Ultimately, the Motoramas outlived their usefulness. Television advertising proved to be more cost-effective, and there also were nagging concerns about the competition. Admission to the Motorama was free, and picture taking was encouraged - a sweet deal for Ford and Chrysler operatives who only had to wait in line to get the skinny on GM's future offerings. By 1961, the idea had run its course. The last Motoramas displayed no dream cars; the focus was on glitzed-up production models, the designs for many of which had been influenced by Motorama dream cars of earlier years.
This year, GM is sending fifteen or sixteen Motorama-era dream cars to the Pebble Beach Concours d'Elegance in recognition of the influence they've had on design over the years. On a sunny day in mid-May, five of them were assembled on the campus of the GM Technical Center for group and individual portraits, the subjects and the setting interrelated icons of twentieth-century design.
Sprawling across 330 acres in Warren, Michigan, the campus is a trove of perfectly maintained, mid-century architecture, the work of Eero Saarinen, whose later projects included Saint Louis' Gateway Arch, the avian-inspired TWA terminal at JFK airport, and the main terminal of Dulles International Airport in Washington, D.C. Upon entering the gate, eyes immediately fall on the Firebird II parked, appropriately, on a helipad. Both the car and the slab of concrete are emblazoned with GM's stylized Air-Transport Division logo.

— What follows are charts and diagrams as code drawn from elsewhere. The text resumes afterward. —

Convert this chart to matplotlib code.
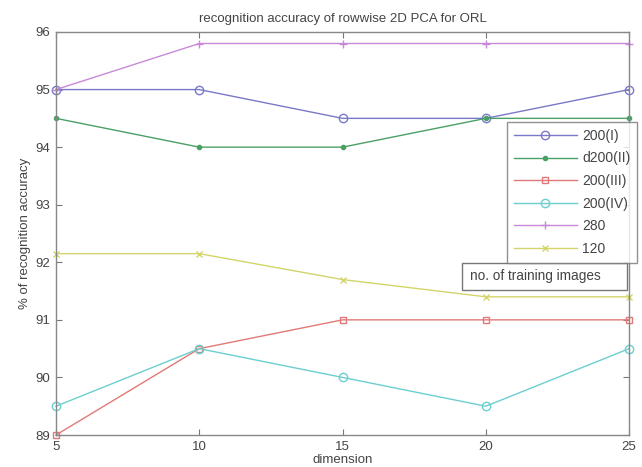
import matplotlib
matplotlib.use("Agg")
import matplotlib.pyplot as plt
from matplotlib.patches import Rectangle

plt.rcParams['font.family'] = ['Liberation Sans', 'DejaVu Sans']

dimension = [5, 10, 15, 20, 25]
acc_200_I = [95.0, 95.0, 94.5, 94.5, 95.0]
acc_d200_II = [94.5, 94.0, 94.0, 94.5, 94.5]
acc_200_III = [89.0, 90.5, 91.0, 91.0, 91.0]
acc_200_IV = [89.5, 90.5, 90.0, 89.5, 90.5]
acc_280 = [95.0, 95.8, 95.8, 95.8, 95.8]
acc_120 = [92.15, 92.15, 91.7, 91.4, 91.4]

series_labels = ['200(I)', 'd200(II)', '200(III)', '200(IV)', '280', '120']
x_ticks = [5, 10, 15, 20, 25]
y_ticks = [89, 90, 91, 92, 93, 94, 95, 96]

fig = plt.figure(figsize=(6.42, 4.67), dpi=100)
ax = fig.add_axes([0.0872, 0.0685, 0.8928, 0.863])

txt = '#444444'
styles = [
    dict(color='#7a78c8', marker='o', mfc='none', ms=6),
    dict(color='#4aa065', marker='.', ms=6),
    dict(color='#e07a78', marker='s', mfc='none', ms=5),
    dict(color='#6ccfcf', marker='o', mfc='none', ms=6),
    dict(color='#c88ad8', marker='+', ms=6),
    dict(color='#d4d46a', marker='x', ms=4),
]
data = [acc_200_I, acc_d200_II, acc_200_III, acc_200_IV, acc_280, acc_120]
for vals, lab, st in zip(data, series_labels, styles):
    ax.plot(dimension, vals, lw=1.0, label=lab, clip_on=False, **st)

ax.set_xlim(5, 25)
ax.set_ylim(89, 96)
ax.set_xticks(x_ticks)
ax.set_yticks(y_ticks)
ax.tick_params(direction='in', top=True, right=True, length=4, colors='#777777',
               labelcolor=txt, labelsize=9.5, pad=4)
for s in ax.spines.values():
    s.set_color('#888888')
    s.set_linewidth(1.0)

ax.set_title('recognition accuracy of rowwise 2D PCA for ORL', fontsize=9.5, color=txt, pad=7)
ax.set_xlabel('dimension', fontsize=9.5, color=txt, labelpad=1)
ax.set_ylabel('% of recognition accuracy', fontsize=9.5, color=txt, labelpad=3)

leg = ax.legend(loc='upper left', bbox_to_anchor=(0.787, 0.777), fontsize=10,
                frameon=True, fancybox=False, borderpad=0.5, labelspacing=0.62,
                handlelength=4.5, handletextpad=0.4, borderaxespad=0)
leg.get_frame().set_edgecolor('#777777')
leg.get_frame().set_linewidth(1.0)
leg.set_zorder(6)
for t in leg.get_texts():
    t.set_color(txt)

# caption box for the legend
ax.add_patch(Rectangle((0.7086, 0.36), 0.288, 0.067, transform=ax.transAxes,
                       fc='white', ec='#777777', lw=1.0, zorder=5, clip_on=False))
ax.text(0.7225, 0.3935, 'no. of training images', transform=ax.transAxes,
        fontsize=9.8, color=txt, va='center', ha='left', zorder=5.5)

fig.savefig('out.png', dpi=100)
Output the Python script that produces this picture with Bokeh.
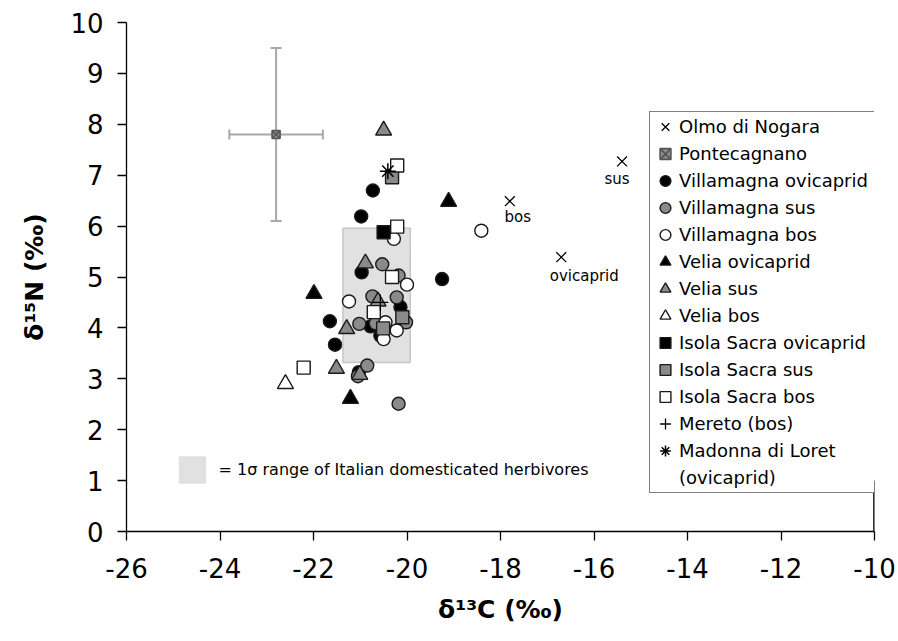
from bokeh.plotting import figure
from bokeh.models import (ColumnDataSource, Legend, LegendItem, Whisker, TeeHead,
                          BoxAnnotation, Label, FixedTicker)
from bokeh.core.properties import value
from bokeh.embed import file_html
from bokeh.resources import INLINE

# ---- data: delta13C / delta15N (per mil) ----
olmo_c = [-15.4, -17.8, -16.7]
olmo_n = [7.27, 6.49, 5.39]
olmo_taxa = ["sus", "bos", "ovicaprid"]

ponte_c = [-22.8]
ponte_n = [7.8]
ponte_sd_c = [1.0]
ponte_sd_n = [1.7]

villa_ovi_c = [-20.73, -20.98, -20.97, -19.25, -20.14, -21.65, -20.78, -20.57, -21.54, -21.03]
villa_ovi_n = [6.70, 6.19, 5.09, 4.96, 4.41, 4.13, 4.03, 3.85, 3.67, 3.13]

villa_sus_c = [-20.53, -20.18, -20.74, -20.22, -20.02, -21.02, -20.67, -20.85, -21.05, -20.18]
villa_sus_n = [5.25, 5.03, 4.62, 4.60, 4.11, 4.08, 4.09, 3.26, 3.05, 2.51]

villa_bos_c = [-20.28, -20.00, -21.24, -20.46, -20.50, -20.22, -18.41]
villa_bos_n = [5.75, 4.85, 4.52, 4.11, 3.78, 3.95, 5.91]

velia_ovi_c = [-19.11, -21.99, -21.21]
velia_ovi_n = [6.48, 4.67, 2.61]

velia_sus_c = [-20.50, -20.89, -20.62, -21.29, -21.51, -21.01]
velia_sus_n = [7.88, 5.27, 4.52, 3.98, 3.20, 3.08]

velia_bos_c = [-22.60]
velia_bos_n = [2.90]

isola_ovi_c = [-20.50]
isola_ovi_n = [5.88]

isola_sus_c = [-20.32, -20.10, -20.51]
isola_sus_n = [6.96, 4.21, 3.99]

isola_bos_c = [-20.21, -20.21, -20.32, -20.71, -22.21]
isola_bos_n = [7.19, 5.99, 5.00, 4.31, 3.22]

mereto_c = [-20.57]
mereto_n = [4.50]

loreto_c = [-20.41]
loreto_n = [7.08]

# 1 sigma range of Italian domesticated herbivores
herb_c_mean, herb_c_sd = -20.65, 0.72
herb_n_mean, herb_n_sd = 4.64, 1.32

x_min, x_max = -26, -10
y_min, y_max = 0, 10
x_ticks = list(range(x_min, x_max + 1, 2))
y_ticks = list(range(y_min, y_max + 1))
x_tick_labels = {t: str(t) for t in x_ticks}

# ---- styling ----
FONT = "DejaVu Sans"
GREY = "#8a8a8a"
EDGE = "#1a1a1a"

p = figure(width=898, height=641, x_range=(x_min, x_max), y_range=(y_min, y_max),
           output_backend="svg", toolbar_location=None,
           min_border_left=126, min_border_right=24,
           min_border_top=22, min_border_bottom=110)
p.outline_line_color = None
p.grid.visible = False

for ax in (p.xaxis[0], p.yaxis[0]):
    ax.axis_line_color = "black"
    ax.axis_line_width = 1.3
    ax.major_tick_line_color = "black"
    ax.major_tick_line_width = 1.3
    ax.major_tick_out = 9
    ax.major_tick_in = 0
    ax.minor_tick_line_color = None
    ax.major_label_text_font = FONT
    ax.major_label_text_font_size = "26px"
    ax.major_label_text_color = "black"
    ax.axis_label_text_font = FONT
    ax.axis_label_text_font_size = "25px"
    ax.axis_label_text_font_style = "bold"
    ax.axis_label_text_color = "black"

p.xaxis.ticker = FixedTicker(ticks=x_ticks)
p.yaxis.ticker = FixedTicker(ticks=y_ticks)
p.xaxis.major_label_overrides = x_tick_labels
p.xaxis.major_label_standoff = 17
p.yaxis.major_label_standoff = 14
p.xaxis.axis_label = "δ¹³C (‰)"
p.yaxis.axis_label = "δ¹⁵N (‰)"
p.xaxis.axis_label_standoff = 14
p.yaxis.axis_label_standoff = 18

# right edge of the plot area (visible below the legend)
p.segment(x0=[x_max], y0=[y_min], x1=[x_max], y1=[y_min + 1],
          line_color="black", line_width=2.6)

# shaded 1 sigma box
p.quad(left=[herb_c_mean - herb_c_sd], right=[herb_c_mean + herb_c_sd],
       bottom=[herb_n_mean - herb_n_sd], top=[herb_n_mean + herb_n_sd],
       fill_color="#e1e1e1", line_color="#c6c6c6", line_width=1.5)

# Pontecagnano error bars
eb = ColumnDataSource(dict(
    x=ponte_c, y=ponte_n,
    y_lo=[n - s for n, s in zip(ponte_n, ponte_sd_n)],
    y_hi=[n + s for n, s in zip(ponte_n, ponte_sd_n)],
    x_lo=[c - s for c, s in zip(ponte_c, ponte_sd_c)],
    x_hi=[c + s for c, s in zip(ponte_c, ponte_sd_c)],
))
EB_COL = "#a8a8a8"
p.add_layout(Whisker(source=eb, base="x", lower="y_lo", upper="y_hi", dimension="height",
                     line_color=EB_COL, line_width=2, level="underlay",
                     lower_head=TeeHead(size=11, line_color=EB_COL, line_width=2),
                     upper_head=TeeHead(size=11, line_color=EB_COL, line_width=2)))
p.add_layout(Whisker(source=eb, base="y", lower="x_lo", upper="x_hi", dimension="width",
                     line_color=EB_COL, line_width=2, level="underlay",
                     lower_head=TeeHead(size=10, line_color=EB_COL, line_width=2),
                     upper_head=TeeHead(size=10, line_color=EB_COL, line_width=2)))


def series(xs, ys, marker, size, fill, line=EDGE, lw=1.4):
    src = ColumnDataSource(dict(x=xs, y=ys))
    return p.scatter("x", "y", source=src, marker=marker, size=size,
                     fill_color=fill, line_color=line, line_width=lw)


olmo_src = ColumnDataSource(dict(x=olmo_c, y=olmo_n, label=olmo_taxa,
                                 dx=[-5, 8, 23], dy=[18, 16, 19]))
r_olmo = p.scatter("x", "y", source=olmo_src, marker="x", size=14,
                   line_color="black", line_width=1.3)
p.text("x", "y", text="label", x_offset="dx", y_offset="dy", source=olmo_src,
       text_font=value(FONT), text_font_size="15px", text_color="black",
       text_align="center", text_baseline="middle")

r_ponte = series(ponte_c, ponte_n, "square_x", 8, "#8c8c8c", line="#555555", lw=1.6)
r_vo = series(villa_ovi_c, villa_ovi_n, "circle", 13, "black")
r_vs = series(villa_sus_c, villa_sus_n, "circle", 13, GREY)
r_vb = series(villa_bos_c, villa_bos_n, "circle", 13, "white")
r_eo = series(velia_ovi_c, velia_ovi_n, "triangle", 16, "black")
r_es = series(velia_sus_c, velia_sus_n, "triangle", 16, GREY)
r_eb = series(velia_bos_c, velia_bos_n, "triangle", 16, "white")
r_io = series(isola_ovi_c, isola_ovi_n, "square", 13, "black")
r_is = series(isola_sus_c, isola_sus_n, "square", 13, GREY)
r_ib = series(isola_bos_c, isola_bos_n, "square", 13, "white")
r_me = series(mereto_c, mereto_n, "cross", 16, None, line="black", lw=1.3)
r_lo = series(loreto_c, loreto_n, "asterisk", 16, None, line="black", lw=1.5)
r_blank = p.scatter(x=[], y=[], marker="circle", size=1, alpha=0)

items = [
    LegendItem(label="Olmo di Nogara", renderers=[r_olmo]),
    LegendItem(label="Pontecagnano", renderers=[r_ponte]),
    LegendItem(label="Villamagna ovicaprid", renderers=[r_vo]),
    LegendItem(label="Villamagna sus", renderers=[r_vs]),
    LegendItem(label="Villamagna bos", renderers=[r_vb]),
    LegendItem(label="Velia ovicaprid", renderers=[r_eo]),
    LegendItem(label="Velia sus", renderers=[r_es]),
    LegendItem(label="Velia bos", renderers=[r_eb]),
    LegendItem(label="Isola Sacra ovicaprid", renderers=[r_io]),
    LegendItem(label="Isola Sacra sus", renderers=[r_is]),
    LegendItem(label="Isola Sacra bos", renderers=[r_ib]),
    LegendItem(label="Mereto (bos)", renderers=[r_me]),
    LegendItem(label="Madonna di Loret", renderers=[r_lo]),
    LegendItem(label="(ovicaprid)", renderers=[r_blank]),
]
legend = Legend(items=items, location=(523, 38), orientation="vertical",
                label_text_font=FONT, label_text_font_size="18px",
                label_text_color="black",
                glyph_width=28, glyph_height=27, label_height=27,
                label_width=215, label_standoff=0,
                spacing=0, padding=1, margin=0,
                border_line_color="black", border_line_width=1.3,
                background_fill_color="white", background_fill_alpha=1.0)
p.add_layout(legend)

# key for the shaded box
p.add_layout(BoxAnnotation(left=-24.87, right=-24.31, bottom=0.95, top=1.47,
                           fill_color="#e1e1e1", fill_alpha=1.0,
                           line_color="#c6c6c6", line_width=1.5))
p.add_layout(Label(x=-24.03, y=1.22, text="= 1σ range of Italian domesticated herbivores",
                   text_font=FONT, text_font_size="16px", text_color="black",
                   text_baseline="middle"))

open("out.html", "w").write(file_html(p, INLINE))
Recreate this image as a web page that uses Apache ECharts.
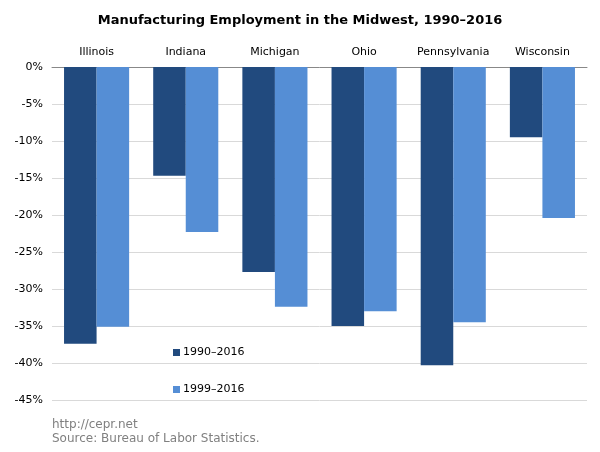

When the campus was officially dedicated on May 16, 1956, the Firebird II was on hand for the occasion. Whereas 1954's Firebird I was strictly "monoposto," the Firebird II offered seating for four; two examples were built and survive. The fiberglass version is powered by a Whirlfire GT-304 gas turbine; the titanium one that was rolled out has no running gear but sports a real aircraft-style steering "yoke" and was designed for driverless operation on the electronic highway of the future. The Firebird I could have addressed tailgating issues with its 1000-degree-Fahrenheit exhaust, simply melting whatever might be following too closely. Firebird II was cooled by a regenerative gas turbine that made it more thermally and socially responsible than its predecessor. Earl thought of the Firebirds - Firebird III came in '58 - as "ground-based aircraft," and designwise, he was on the money. The canopy roof, twin jet intakes, single "stabilizer" fin, outboard fuel tank "bombs," and hood-mounted air brakes made the Firebird II a wingless fighter jet for the whole family. Keep in mind that The Jetsons wouldn't debut until 1962.